While no one can know for certain if inflation is coming bank, David Zanutto, senior investment consultant at Mercer, says that the risks of inflation moving higher have increased.
He points particularly to low levels of unemployment, which could translate to wage growth and higher inflation. Other factors that could lead to higher inflation include the impact of trade tariffs and the possibility that central banks might not be as aggressive in raising rates, he says.
But it’s all about timing.
The impact inflation has on pension portfolios will depend on how quickly it comes, Zanutto says.
But regardless of whether it moves fast or slowly, it is likely that interest rates will also rise, which would be negative for bond returns, in particular medium or longer-duration bonds, Zanutto says.
If inflation picks up modestly, other asset classes like equities would likely be okay, he says. But, if there’s a significant inflation surprise, he says even other asset classes like equities or real estate could suffer.
If inflation does come, how can plan sponsors prepare?
“In terms of the bond market, there’s going to be those investors–especially pension plan investors–that have a very strong risk-management focus, so they might well choose to retain their liability-matching fixed income investments even if they are of medium or long duration,” Zanutto says. He suggests that investors with less of a liability-matching focus should review their fixed income portfolios, potentially reduce the duration or look to floating-rate fixed income, like floating-rate notes or private debt.
Pension plans that have liabilities related to real yields should consider real return bonds at higher allocation, Zanutto says. “Real-return bonds have inflation links, but they tend to fluctuate a lot based on changes in real yields, which might not occur hand-in-hand with changes in inflation,” he says.

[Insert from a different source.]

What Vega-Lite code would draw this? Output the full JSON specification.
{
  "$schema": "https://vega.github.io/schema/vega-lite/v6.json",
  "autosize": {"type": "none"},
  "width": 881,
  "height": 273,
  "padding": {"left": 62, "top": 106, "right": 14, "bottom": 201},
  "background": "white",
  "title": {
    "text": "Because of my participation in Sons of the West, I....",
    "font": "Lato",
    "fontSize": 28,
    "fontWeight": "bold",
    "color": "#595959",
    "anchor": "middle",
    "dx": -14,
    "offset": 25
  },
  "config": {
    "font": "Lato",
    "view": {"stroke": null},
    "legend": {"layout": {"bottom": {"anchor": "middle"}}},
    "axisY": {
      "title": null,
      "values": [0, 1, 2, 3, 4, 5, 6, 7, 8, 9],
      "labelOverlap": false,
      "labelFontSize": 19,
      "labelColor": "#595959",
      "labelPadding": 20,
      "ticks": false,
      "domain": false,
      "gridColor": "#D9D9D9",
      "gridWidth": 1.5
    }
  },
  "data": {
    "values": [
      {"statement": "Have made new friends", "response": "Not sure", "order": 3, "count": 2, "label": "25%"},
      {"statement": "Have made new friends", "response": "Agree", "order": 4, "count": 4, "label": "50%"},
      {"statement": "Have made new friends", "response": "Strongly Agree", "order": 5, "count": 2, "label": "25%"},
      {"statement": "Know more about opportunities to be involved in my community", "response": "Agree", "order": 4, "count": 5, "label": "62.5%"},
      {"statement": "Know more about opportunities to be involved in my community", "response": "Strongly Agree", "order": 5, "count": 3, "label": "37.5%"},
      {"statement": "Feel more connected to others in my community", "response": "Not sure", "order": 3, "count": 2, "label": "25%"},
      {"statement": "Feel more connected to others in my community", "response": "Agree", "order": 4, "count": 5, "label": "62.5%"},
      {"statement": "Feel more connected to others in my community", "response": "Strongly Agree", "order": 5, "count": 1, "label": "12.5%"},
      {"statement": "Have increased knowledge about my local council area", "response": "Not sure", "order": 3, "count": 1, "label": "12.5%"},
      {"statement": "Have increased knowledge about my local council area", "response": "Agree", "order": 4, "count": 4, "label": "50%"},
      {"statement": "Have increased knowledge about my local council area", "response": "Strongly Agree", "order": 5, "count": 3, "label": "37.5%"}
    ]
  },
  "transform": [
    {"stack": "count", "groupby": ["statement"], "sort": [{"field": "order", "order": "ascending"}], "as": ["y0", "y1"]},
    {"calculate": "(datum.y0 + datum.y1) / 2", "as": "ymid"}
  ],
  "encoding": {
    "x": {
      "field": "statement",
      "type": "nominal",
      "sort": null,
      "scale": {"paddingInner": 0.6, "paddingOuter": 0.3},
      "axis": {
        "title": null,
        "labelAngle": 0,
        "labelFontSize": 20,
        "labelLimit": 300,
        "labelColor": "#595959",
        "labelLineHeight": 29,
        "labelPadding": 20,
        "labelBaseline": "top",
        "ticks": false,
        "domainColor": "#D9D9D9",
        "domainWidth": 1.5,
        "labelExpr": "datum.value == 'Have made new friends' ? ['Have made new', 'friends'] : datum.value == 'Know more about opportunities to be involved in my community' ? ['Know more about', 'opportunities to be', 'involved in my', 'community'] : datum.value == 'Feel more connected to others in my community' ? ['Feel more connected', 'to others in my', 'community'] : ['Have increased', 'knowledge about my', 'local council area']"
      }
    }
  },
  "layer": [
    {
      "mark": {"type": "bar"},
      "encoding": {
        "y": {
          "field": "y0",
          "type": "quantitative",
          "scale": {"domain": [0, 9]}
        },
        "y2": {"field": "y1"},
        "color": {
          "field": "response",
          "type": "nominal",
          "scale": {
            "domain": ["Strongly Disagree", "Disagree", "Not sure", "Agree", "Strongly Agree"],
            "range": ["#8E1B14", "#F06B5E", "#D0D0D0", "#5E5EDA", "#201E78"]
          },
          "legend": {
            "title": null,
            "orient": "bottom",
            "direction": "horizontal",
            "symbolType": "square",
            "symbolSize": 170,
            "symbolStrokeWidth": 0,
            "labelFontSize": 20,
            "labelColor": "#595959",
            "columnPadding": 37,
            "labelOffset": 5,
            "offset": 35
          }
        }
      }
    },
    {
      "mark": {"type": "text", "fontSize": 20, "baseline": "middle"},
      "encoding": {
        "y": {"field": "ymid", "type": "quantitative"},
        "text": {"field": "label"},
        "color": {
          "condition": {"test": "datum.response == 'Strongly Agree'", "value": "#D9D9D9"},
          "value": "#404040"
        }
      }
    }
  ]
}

Zanutto also points to the potential benefits of absolute-return bond strategies, with lower duration exposure.
“In a rising interest rate environment, which we would expect to go hand-in-hand with a rising inflation environment, those strategies should hopefully still do better than plain vanilla strategies with quite a heavy exposure to duration.”
Moving beyond changes to bond strategy, Zanutto says that overall, plan sponsors could look for more exposure to assets like real estate and infrastructure, which would be dependable in multiple inflationary scenarios, especially given that a higher inflationary environment isn’t a certainty by any means.